公式戦29連勝の新記録を樹立した将棋の最年少プロ、藤井聡太四段(15)が15日、大阪市の関西将棋会館で指されたタイトル戦の王位戦予選で小林健二九段(60)を破り、公式戦通算36勝目(3敗)を挙げた。

 序盤から攻めた藤井は中盤には波状攻撃を仕掛け、投了に追い込んだ。終局後「中盤はまずまずかなと思っていましたが、難しい局面もあった」と振り返った。

 藤井の大師匠(師匠の師匠)は故板谷進九段。小林の師匠も板谷九段で、藤井にとっては同門の大先輩にあたる。小林は「少し構想がまずかった。藤井四段は強かった」と完敗を認めたが、この日の対局への強い思いを語った。

 藤井の師匠の杉本昌隆七段は、小林にとって弟弟子にあたる。勝負服の羽織はかまの和装で挑んだ小林は「願いがかなうなら、板谷先生にこの対局をみてもらいたかった。きっと天国で見てくださっていると思う」と話した。
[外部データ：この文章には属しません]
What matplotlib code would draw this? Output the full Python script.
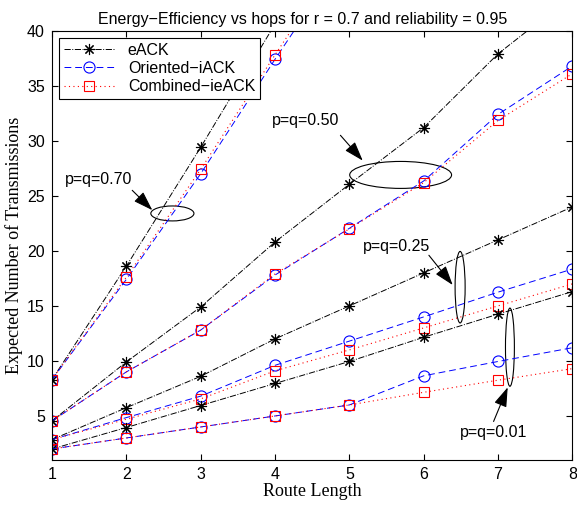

 一門の大先輩からの白星に藤井は「本当に小林先生の気合というか、私は板谷先生とは直接、お会いしたことはなかったが、小林先生の言葉を聞いて東海地方に早くタイトルを持ってきたいと思いました」と誓った。

 この日の対局は、来夏の王位戦7番勝負の挑戦者を決める戦いの初戦。持ち時間は各4時間。予選トーナメントを勝ち抜くと、シード選手を含めた計12人が2組に分かれてリーグ戦を実施。各組の優勝者が挑戦者決定戦を行い、勝者が7番勝負へと進出する。今年の7番勝負は現在開催中で、羽生善治王位(46)と挑戦者の菅井竜也七段(25)が対局している。

 藤井の次戦は22日の朝日杯オープン戦。大石直嗣六段(27)と対局する。